我們在數據分析實作一操作過載入批次數據並建立儀表板，這樣的使用場景非常適合像是主管想要看每周、每月的成本報表。

但是如果我們今天想要做的是即時流量分析、金融業的詐欺偵測或是製造業中的即時異常偵測呢? 這個時候我們需要不同的服務來幫助我們完成這種串流數據的分析!

在GCP中，處理這類型串流資料 (streaming data)，通常會用到Pub/Sub 和 Dataflow 這兩個服務。

在實作之前，我們需要一些先驗知識:

what’s streaming data
Pub/Sub
Cloud storage
Dataflow

批次數據(Batch data)的架構:

串流數據(Streaming data)的架構:

開始之前，先弄清楚什麼是 streaming data。

What’s streaming data?

Also known as event stream processing, streaming data is the continuous flow of data generated by various sources. By using stream processing technology, data streams can be processed, stored, analyzed, and acted upon as it's generated in real-time.

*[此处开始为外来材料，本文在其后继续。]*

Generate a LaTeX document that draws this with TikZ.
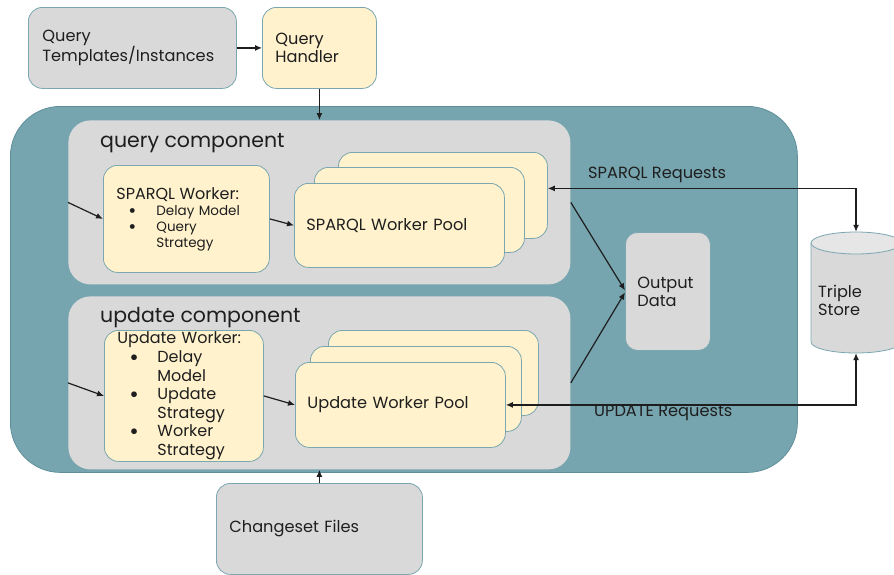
\documentclass[tikz,border=0pt]{standalone}
\usepackage{fontspec}
\setmainfont{Poppins}
\usetikzlibrary{arrows.meta}
\setlength{\parindent}{0pt}
\definecolor{tealbg}{HTML}{76A5AF}
\definecolor{tealline}{HTML}{5F8F9A}
\definecolor{boxline}{HTML}{7BA7B1}
\definecolor{boxgray}{HTML}{D9D9D9}
\definecolor{boxyel}{HTML}{FFF2CC}
\definecolor{cyltop}{HTML}{E6E6E6}
\definecolor{txtc}{HTML}{1E1E1E}
\newcommand{\wbul}{\hspace*{12pt}\makebox[28pt][l]{\raisebox{-0.3ex}{\scalebox{1.45}{\textbullet}}}}
\newcommand{\wcon}{\hspace*{40pt}}
\tikzset{
  box/.style={draw=boxline, line width=0.8pt, rounded corners=14pt, anchor=north west, inner ysep=0pt, text=txtc},
  graybox/.style={box, fill=boxgray},
  yelbox/.style={box, fill=boxyel},
  comp/.style={graybox, rounded corners=22pt, draw=none},
  arr/.style={-{Latex[length=7pt,width=6pt]}, line width=1.2pt, draw=txtc},
  dblarr/.style={{Latex[length=7pt,width=6pt]}-{Latex[length=7pt,width=6pt]}, line width=1.2pt, draw=txtc},
  lbl/.style={anchor=west, inner sep=0pt, text=txtc},
  title/.style={lbl, font=\fontsize{20.5}{24}\selectfont},
}
\begin{document}
\begin{tikzpicture}[x=1pt, y=-1pt, font=\fontsize{16.2}{18}\selectfont]
    \useasboundingbox (0,0) rectangle (894,574);
    \clip (0,0) rectangle (894,574);
    % top row
    \node[graybox, minimum width=205pt, minimum height=81pt, text width=180pt, inner xsep=14pt, align=left] (qt) at (28,7) {Query\\Templates/Instances};
    \node[yelbox, minimum width=114pt, minimum height=81pt, text width=88pt, inner xsep=13pt, align=left] (qh) at (262,7) {Query\\Handler};
    % main area
    \node[box, fill=tealbg, draw=tealline, rounded corners=50pt, minimum width=787pt, minimum height=366pt] (main) at (10,106) {};
    \node[comp, minimum width=502pt, minimum height=164pt] (qcomp) at (68,120) {};
    \node[title] (qtitle) at (100,143) {query component};
    \node[comp, minimum width=502pt, minimum height=173pt] (ucomp) at (68,296) {};
    \node[title] (utitle) at (100,318) {update component};
    % workers
    \node[yelbox, minimum width=166pt, minimum height=107pt, text width=140pt, inner xsep=13pt, align=left, font=\fontsize{13.5}{16}\selectfont] (sw) at (103,165)
        {{\fontsize{16}{17}\selectfont SPARQL Worker:}\\ \wbul Delay Model\\ \wbul Query\\ \wcon Strategy};
    \node[yelbox, minimum width=159pt, minimum height=131pt, text width=133pt, inner xsep=13pt, align=left, font=\fontsize{16}{18.6}\selectfont] (uw) at (104,330)
        {Update Worker:\\ \wbul Delay\\ \wcon Model\\ \wbul Update\\ \wcon Strategy\\ \wbul Worker\\ \wcon Strategy};
    % worker pools
    \node[yelbox, minimum width=209pt, minimum height=86pt] (spoolc) at (338,152) {};
    \node[yelbox, minimum width=210pt, minimum height=85pt] (spoolb) at (314,167) {};
    \node[yelbox, minimum width=210pt, minimum height=84pt, text width=186pt, inner xsep=12pt, align=left] (spoola) at (294,183) {SPARQL Worker Pool};
    \node[yelbox, minimum width=210pt, minimum height=85pt] (upoolc) at (328,330) {};
    \node[yelbox, minimum width=211pt, minimum height=85pt] (upoolb) at (310,346) {};
    \node[yelbox, minimum width=210pt, minimum height=85pt, text width=186pt, inner xsep=12pt, align=left] (upoola) at (295,362) {Update Worker Pool};
    % output and store
    \node[graybox, rounded corners=12pt, minimum width=85pt, minimum height=118pt, text width=61pt, inner xsep=12pt, align=left] (od) at (625,232) {Output\\Data};
    \node[minimum width=90pt, minimum height=121pt, inner sep=0pt] (ts) at (856,292.5) {};
    \filldraw[fill=boxgray, draw=boxline, line width=0.8pt] (811,243) -- (811,342) arc[start angle=180, end angle=0, x radius=45, y radius=11] -- (901,243);
    \filldraw[fill=cyltop, draw=boxline, line width=0.8pt] (856,243) ellipse [x radius=45, y radius=11];
    \node[lbl, align=left] (tslabel) at (818,300) {Triple\\Store};
    \node[graybox, minimum width=206pt, minimum height=91pt, text width=180pt, inner xsep=13pt, align=left] (cs) at (216,483) {Changeset Files};
    % connectors
    \draw[arr] (qt.east) -- (qh.west);
    \draw[arr] (qh.south) -- (qh.south |- qcomp.north);
    \draw[arr] (cs.north) -- (cs.north |- ucomp.south);
    \draw[arr] (qcomp.west) -- (sw.west);
    \draw[arr] (ucomp.west) -- (uw.west);
    \draw[arr] (sw.east) -- (spoola.west);
    \draw[arr] (uw.east) -- (upoola.west);
    \draw[arr] (qcomp.east) -- ([yshift=1pt]od.west);
    \draw[arr] (ucomp.east) -- ([yshift=-1pt]od.west);
    \draw[dblarr] ([yshift=7pt]spoolc.east) -| (ts.north);
    \draw[dblarr] (upoola.east) -| (ts.south);
    \node[lbl] (sparqlreq) at (588,175) {SPARQL Requests};
    \node[lbl] (updatereq) at (594,413) {UPDATE Requests};
\end{tikzpicture}
\end{document}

streaming data 也稱作 stream processing，是由數千個資料來源持續產生的資料。
其中關鍵詞是 streaming，streaming 表示連續的，是一種源源不絕的數據流，沒有開始，也沒有結束。

streaming data 和 batch data 有什麼關鍵差異?

它們的關鍵差異在於是否連續。 batch data 通常會設置排程，有開始與結束時間，而 streaming data 則是源源不絕。

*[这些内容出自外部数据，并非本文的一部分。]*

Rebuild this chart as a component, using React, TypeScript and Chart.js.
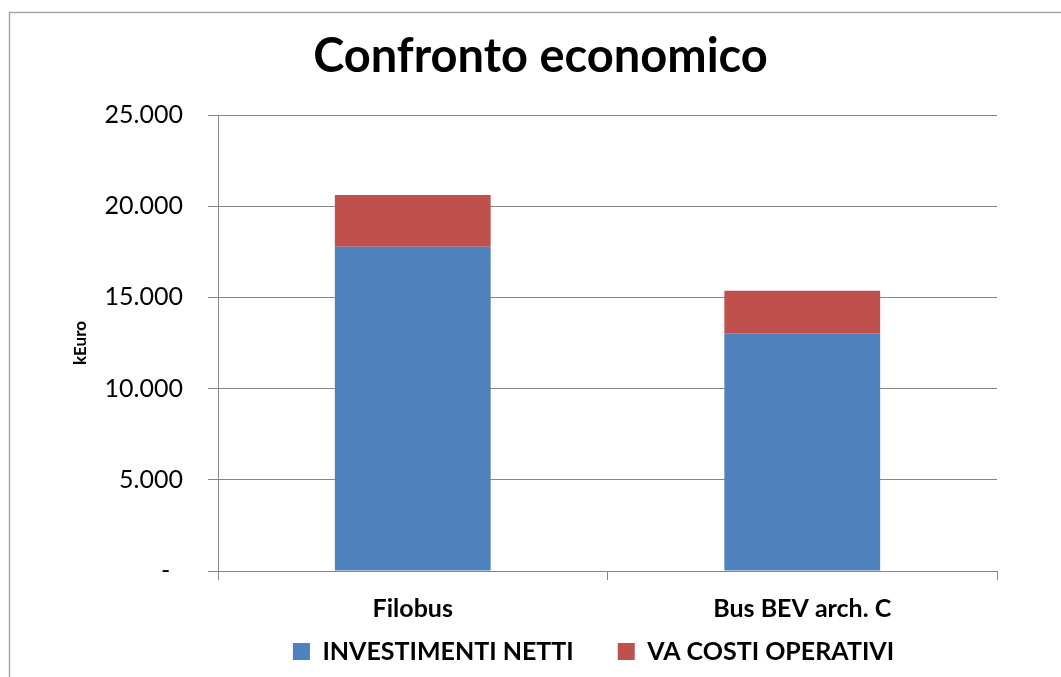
import React, { useEffect, useRef } from "react";
import { Chart, registerables } from "chart.js";

Chart.register(...registerables);

const categories = ["Filobus", "Bus BEV arch. C"];
const investimentiNetti = [17780, 13030];
const vaCostiOperativi = [2835, 2335];
const seriesNames = ["INVESTIMENTI NETTI", "VA COSTI OPERATIVI"];
const yTickLabels = ["-  ", "5.000", "10.000", "15.000", "20.000", "25.000"];
const chartTitle = "Confronto economico";
const yAxisTitle = "kEuro";

const FONT = "Lato, 'Open Sans', sans-serif";

const nudgePlugin = {
  id: "nudge",
  afterLayout(chart: any) {
    const t = chart.titleBlock;
    if (t) {
      const d = 540.5 - (t.left + t.right) / 2;
      t.left += d;
      t.right += d;
    }
    const l = chart.legend;
    if (l) {
      const d = 593.5 - (l.left + l.right) / 2;
      l.left += d;
      l.right += d;
    }
    const x = chart.scales.x;
    if (x) {
      x.bottom = chart.height;
    }
  },
};

const borderPlugin = {
  id: "frameBorder",
  beforeDraw(chart: any) {
    const ctx = chart.ctx;
    ctx.save();
    ctx.strokeStyle = "#a6a6a6";
    ctx.lineWidth = 1.5;
    ctx.beginPath();
    ctx.moveTo(9.5, chart.height);
    ctx.lineTo(9.5, 12.5);
    ctx.lineTo(chart.width, 12.5);
    ctx.stroke();
    ctx.restore();
  },
};

export default function App() {
  const ref = useRef<HTMLCanvasElement | null>(null);

  useEffect(() => {
    if (!ref.current) return;
    const chart = new Chart(ref.current, {
      type: "bar",
      data: {
        labels: categories,
        datasets: [
          {
            label: seriesNames[0],
            data: investimentiNetti,
            backgroundColor: "#4F81BD",
            barPercentage: 0.4,
            categoryPercentage: 1.0,
          },
          {
            label: seriesNames[1],
            data: vaCostiOperativi,
            backgroundColor: "#C0504D",
            barPercentage: 0.4,
            categoryPercentage: 1.0,
          },
        ],
      },
      options: {
        animation: false,
        responsive: true,
        maintainAspectRatio: false,
        layout: { padding: { left: 64, right: 64, top: 0, bottom: 3 } },
        plugins: {
          title: {
            display: true,
            text: chartTitle,
            color: "#000000",
            font: { family: FONT, size: 47, weight: "bold" },
            padding: { top: 28.5, bottom: 30.1 },
          },
          legend: {
            display: true,
            position: "bottom",
            labels: {
              color: "#000000",
              font: { family: FONT, size: 25, weight: "bold" },
              boxWidth: 17,
              boxHeight: 17,
              padding: 44,
            },
          },
          tooltip: { enabled: false },
        },
        scales: {
          x: {
            stacked: true,
            grid: {
              drawOnChartArea: false,
              drawTicks: true,
              tickLength: 9,
              color: "#868686",
            },
            border: { display: true, color: "#868686" },
            ticks: {
              color: "#000000",
              font: { family: FONT, size: 25, weight: "bold" },
              padding: 14,
              autoSkip: false,
              maxRotation: 0,
            },
            afterFit: (scale: any) => {
              // legend height = 25 (item) + 44 (padding) + 10
              scale.height = 677 - 3 - 79 - 571;
            },
          },
          y: {
            stacked: true,
            min: 0,
            max: 25000,
            grid: {
              color: "#868686",
              tickLength: 10,
            },
            border: { display: true, color: "#868686" },
            ticks: {
              stepSize: 5000,
              color: "#000000",
              font: { family: FONT, size: 25 },
              padding: 25,
              callback: (v: any) => yTickLabels[Math.round(Number(v) / 5000)] ?? "",
            },
            title: {
              display: true,
              text: yAxisTitle,
              color: "#000000",
              font: { family: FONT, size: 17, weight: "bold" },
              padding: { top: 6, bottom: 0 },
            },
            afterFit: (scale: any) => {
              scale.width = 154;
            },
          },
        },
      },
      plugins: [nudgePlugin, borderPlugin],
    });
    return () => chart.destroy();
  }, []);

  return (
    <div style={{ position: "absolute", left: 0, top: 0, width: 1061, height: 677, background: "#ffffff" }}>
      <canvas ref={ref} />
    </div>
  );
}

在 Adi Wijaya 撰寫的 Data Engineering with Google Cloud Platform一書中，兩張圖完美表示 streaming data 和 batch data的差異。

Streaming data:

圖片來源: Data Engineering with Google Cloud Platform

Batch data:

圖片來源: Data Engineering with Google Cloud Platform

Pub/ Sub:

圖片來源: Data Engineering with Google Cloud Platform

在 Pub/sub 這項服務，可以分為四個元素:

Publisher: 發送 messages 到特定的 Pub/Sub topic。 使用者可以用 python, JAVA…等程式把 message 寫入 Publisher。

Topic: Publish application 可以創建 topic 用來發送 messages (tasks) 到此 topic。我們可以把 topic 想成是 database 裡的 table。

Subscription: Subscriber applications 可以建立多個 subscription 訂閱同一個 topic，當此 topic 有新的 messages 時，會同時發送到所訂閱的 subscription。

Subscriber: 從特定的 Pub/Sub subscription 接收 messages、處理。 有多個 subscriber 是用於分散處理。

Cloud storage:

在 GCP 上的服務，是 Object Storage 的形式，使用上存在配額限制，比如單個檔案不能大於 5TB。

Dataflow:

是 GCP 上資料串接服務，能夠處理 streaming data或是 batch data。

使用方法有以下幾種:

template: 使用既有的 template串接資料，用點按即可完成(下個章節會使用到)。
Apache Beam SDK: 可用 python、Java、GO
Rest API

具備這些先驗知識以後，我們下一篇就要將串流資料寫入 BigQuery 並建立 Real time Dashboard 囉!

Summary:

streaming data 和 batch data 的關鍵差異在於是否連續。 batch data 通常會設置排程，有開始與結束時間，而 streaming data 則是源源不絕。
Pub/sub 是由Publisher、topic、Subscription和Subscriber組成。
在GCP的世界中，處理這類型串流數據，通常會用到 Pub/Sub 和 Dataflow 這兩個服務。